Of course what catches me to it is how wonderfully Bay, Spielberg, et al have transformed an 80’s children’s cartoon into a cinematic spectacle. It is quite difficult to create quick transforming and have them interact with humans seconds later. Plus, the redesigns of the transformers themselves receive no objections from me. They made it very much realistic and it is logical for the live action genre.

But what also strikes me about Transformers is how robots have become a very accepted part of audio-visual literature and, amazingly, how much they mirror human life itself. If you’ve watched the movie, you’ve probably heard Ironhide complain about how violent and primitive humans are. But Optimus Prime replies, "Are we any different?"

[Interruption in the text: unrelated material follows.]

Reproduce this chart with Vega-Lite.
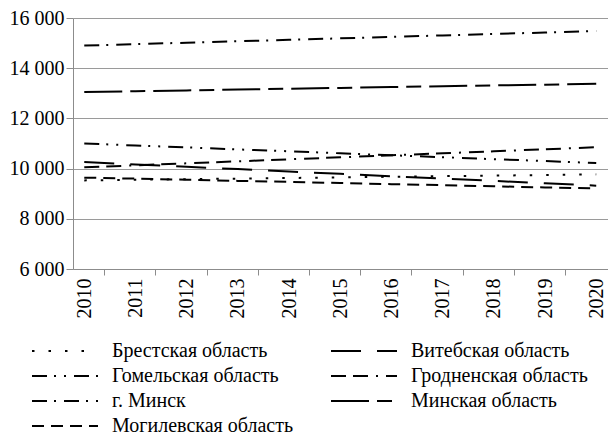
{
  "$schema": "https://vega.github.io/schema/vega-lite/v6.json",
  "width": 535,
  "height": 251,
  "autosize": "none",
  "padding": {"left": 73, "top": 18, "right": 0, "bottom": 168},
  "background": "white",
  "config": {
    "view": {"stroke": null},
    "axis": {"labelFont": "'Liberation Serif', 'Times New Roman', serif", "labelFontSize": 20, "labelColor": "black", "domainColor": "#8c8c8c", "tickColor": "#8c8c8c", "gridColor": "#9a9a9a", "title": null},
    "legend": {"labelFont": "'Liberation Serif', 'Times New Roman', serif"}
  },
  "data": {"values": [
    {"year": 2010, "region": "Брестская область", "value": 9530},
    {"year": 2011, "region": "Брестская область", "value": 9555},
    {"year": 2012, "region": "Брестская область", "value": 9580},
    {"year": 2013, "region": "Брестская область", "value": 9600},
    {"year": 2014, "region": "Брестская область", "value": 9625},
    {"year": 2015, "region": "Брестская область", "value": 9650},
    {"year": 2016, "region": "Брестская область", "value": 9675},
    {"year": 2017, "region": "Брестская область", "value": 9700},
    {"year": 2018, "region": "Брестская область", "value": 9720},
    {"year": 2019, "region": "Брестская область", "value": 9745},
    {"year": 2020, "region": "Брестская область", "value": 9770},
    {"year": 2010, "region": "Витебская область", "value": 10260},
    {"year": 2011, "region": "Витебская область", "value": 10165},
    {"year": 2012, "region": "Витебская область", "value": 10070},
    {"year": 2013, "region": "Витебская область", "value": 9980},
    {"year": 2014, "region": "Витебская область", "value": 9885},
    {"year": 2015, "region": "Витебская область", "value": 9790},
    {"year": 2016, "region": "Витебская область", "value": 9695},
    {"year": 2017, "region": "Витебская область", "value": 9600},
    {"year": 2018, "region": "Витебская область", "value": 9510},
    {"year": 2019, "region": "Витебская область", "value": 9415},
    {"year": 2020, "region": "Витебская область", "value": 9320},
    {"year": 2010, "region": "Гомельская область", "value": 11000},
    {"year": 2011, "region": "Гомельская область", "value": 10920},
    {"year": 2012, "region": "Гомельская область", "value": 10845},
    {"year": 2013, "region": "Гомельская область", "value": 10765},
    {"year": 2014, "region": "Гомельская область", "value": 10690},
    {"year": 2015, "region": "Гомельская область", "value": 10610},
    {"year": 2016, "region": "Гомельская область", "value": 10530},
    {"year": 2017, "region": "Гомельская область", "value": 10455},
    {"year": 2018, "region": "Гомельская область", "value": 10375},
    {"year": 2019, "region": "Гомельская область", "value": 10300},
    {"year": 2020, "region": "Гомельская область", "value": 10220},
    {"year": 2010, "region": "Гродненская область", "value": 10050},
    {"year": 2011, "region": "Гродненская область", "value": 10130},
    {"year": 2012, "region": "Гродненская область", "value": 10210},
    {"year": 2013, "region": "Гродненская область", "value": 10290},
    {"year": 2014, "region": "Гродненская область", "value": 10370},
    {"year": 2015, "region": "Гродненская область", "value": 10450},
    {"year": 2016, "region": "Гродненская область", "value": 10530},
    {"year": 2017, "region": "Гродненская область", "value": 10610},
    {"year": 2018, "region": "Гродненская область", "value": 10690},
    {"year": 2019, "region": "Гродненская область", "value": 10770},
    {"year": 2020, "region": "Гродненская область", "value": 10850},
    {"year": 2010, "region": "г. Минск", "value": 14900},
    {"year": 2011, "region": "г. Минск", "value": 14960},
    {"year": 2012, "region": "г. Минск", "value": 15015},
    {"year": 2013, "region": "г. Минск", "value": 15075},
    {"year": 2014, "region": "г. Минск", "value": 15130},
    {"year": 2015, "region": "г. Минск", "value": 15190},
    {"year": 2016, "region": "г. Минск", "value": 15250},
    {"year": 2017, "region": "г. Минск", "value": 15305},
    {"year": 2018, "region": "г. Минск", "value": 15365},
    {"year": 2019, "region": "г. Минск", "value": 15420},
    {"year": 2020, "region": "г. Минск", "value": 15480},
    {"year": 2010, "region": "Минская область", "value": 13050},
    {"year": 2011, "region": "Минская область", "value": 13085},
    {"year": 2012, "region": "Минская область", "value": 13115},
    {"year": 2013, "region": "Минская область", "value": 13150},
    {"year": 2014, "region": "Минская область", "value": 13180},
    {"year": 2015, "region": "Минская область", "value": 13215},
    {"year": 2016, "region": "Минская область", "value": 13250},
    {"year": 2017, "region": "Минская область", "value": 13280},
    {"year": 2018, "region": "Минская область", "value": 13315},
    {"year": 2019, "region": "Минская область", "value": 13345},
    {"year": 2020, "region": "Минская область", "value": 13380},
    {"year": 2010, "region": "Могилевская область", "value": 9640},
    {"year": 2011, "region": "Могилевская область", "value": 9600},
    {"year": 2012, "region": "Могилевская область", "value": 9555},
    {"year": 2013, "region": "Могилевская область", "value": 9510},
    {"year": 2014, "region": "Могилевская область", "value": 9470},
    {"year": 2015, "region": "Могилевская область", "value": 9425},
    {"year": 2016, "region": "Могилевская область", "value": 9380},
    {"year": 2017, "region": "Могилевская область", "value": 9340},
    {"year": 2018, "region": "Могилевская область", "value": 9295},
    {"year": 2019, "region": "Могилевская область", "value": 9250},
    {"year": 2020, "region": "Могилевская область", "value": 9210}
  ]},
  "mark": {"type": "line", "color": "black", "strokeWidth": 2},
  "encoding": {
    "x": {
      "field": "year", "type": "quantitative",
      "scale": {"domain": [2009.78, 2020.23], "nice": false, "zero": false},
      "axis": {
        "values": [2010, 2011, 2012, 2013, 2014, 2015, 2016, 2017, 2018, 2019, 2020],
        "format": "d", "labelAngle": -90, "labelAlign": "right", "labelBaseline": "middle",
        "labelFont": "'Liberation Serif', 'Times New Roman', serif", "labelFontSize": 20,
        "tickSize": 6, "tickOffset": 20, "labelOffset": -20, "labelPadding": 3,
        "grid": false, "labelFlush": false, "labelOverlap": false,
        "encoding": {"labels": {"update": {"font": {"value": "'Liberation Serif', 'Times New Roman', serif"}}}}
      }
    },
    "y": {
      "field": "value", "type": "quantitative",
      "scale": {"domain": [6000, 16000], "nice": false, "zero": false},
      "axis": {
        "values": [6000, 8000, 10000, 12000, 14000, 16000],
        "labelExpr": "replace(format(datum.value, ',d'), ',', ' ')",
        "labelFont": "'Liberation Serif', 'Times New Roman', serif", "labelFontSize": 20,
        "tickSize": 7, "labelPadding": 2, "grid": true, "labelFlush": false,
        "encoding": {"labels": {"update": {"font": {"value": "'Liberation Serif', 'Times New Roman', serif"}}}}
      }
    },
    "strokeDash": {
      "field": "region", "type": "nominal",
      "scale": {
        "domain": ["Брестская область", "Витебская область", "Гомельская область", "Гродненская область", "г. Минск", "Минская область", "Могилевская область"],
        "range": [[2.5, 14], [30, 16], [15, 7, 2, 8, 2, 8], [15, 7, 15, 8, 2, 8], [15, 7, 2, 8], [38, 8, 15, 8], [12, 7]]
      },
      "legend": {
        "title": null, "orient": "none", "legendX": -20, "legendY": 321,
        "columns": 2, "direction": "horizontal", "symbolType": "M-3,0H3", "symbolSize": 484,
        "symbolStrokeWidth": 2, "symbolStrokeColor": "black", "symbolFillColor": "transparent",
        "labelFont": "'Liberation Serif', 'Times New Roman', serif", "labelFontSize": 20, "labelColor": "black",
        "labelOffset": 35, "columnPadding": 33, "rowPadding": 3, "labelLimit": 400
      }
    }
  }
}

Yet this scene also reminded me of something else in my TV-influenced life. If the Transformers and other robots think they know better, could it be because they do know better? One impression people have about robots is that they are just machines; thus they should have no emotions and no understanding of human life. But perhaps once they do understand human life, they might be able to process the answers to our problems better than we can.

Hogwash, isn’t it?

I think not.

Well, that idea was impressed on me in one of the shows I watched in childhood. This was one of the most memorable scenes in audio-visual media that influenced my beliefs in life. It was a scene from a movie or TV scene, perhaps Dr. Who, wherein the human protagonist, rather the dim-witted type common in 1950s sci-fi flicks, was confronting an enemy robot. But they were talking first. The robot said something like, "you humans, you are so emotional, you do not think logically and do not reason properly, so you are violent, and so you destroy each other. If you only controlled your emotions, you would do better." Of course the human hero is resisting and saying that the robot is wrong, and proceeds to beat the circuits out of the robot.

But after watching it, at the back of my head, it occurred to me: the robot may be right!

Call a geek, a nerd, and a weirdo, but I’m inclined to agree with the robot. Humans are so illogical and unreasonable, that they become so stupid, so greedy, and so immoral. The robot with his computer brain is able to process the situations in life more structured and is able to see causes and effects, and thus reason, if I do this, the consequences will be bad or good. Humans rarely think ahead; they just do what they feel!

This has always been the advice of wise people: control your emotions. The Transformers are more like us, with emotions and feelings, and the capacity for destruction and harm. But the robot in the sci-fi flick is able to act better in life, had it not been an instrument of enemies. This is what frustrates me in old sci-fi shows. Those who are logical and reasonable are usually cast as the villains, while the barbaric emotionalists are the heroes. It seems to me that the opposite is more realistic.

So what do you think? If we think more like the robot, put aside our emotions for a while and reason properly, be logical, learn to associate causes and effects properly, stop being violent and stubborn, perhaps we could have a better world.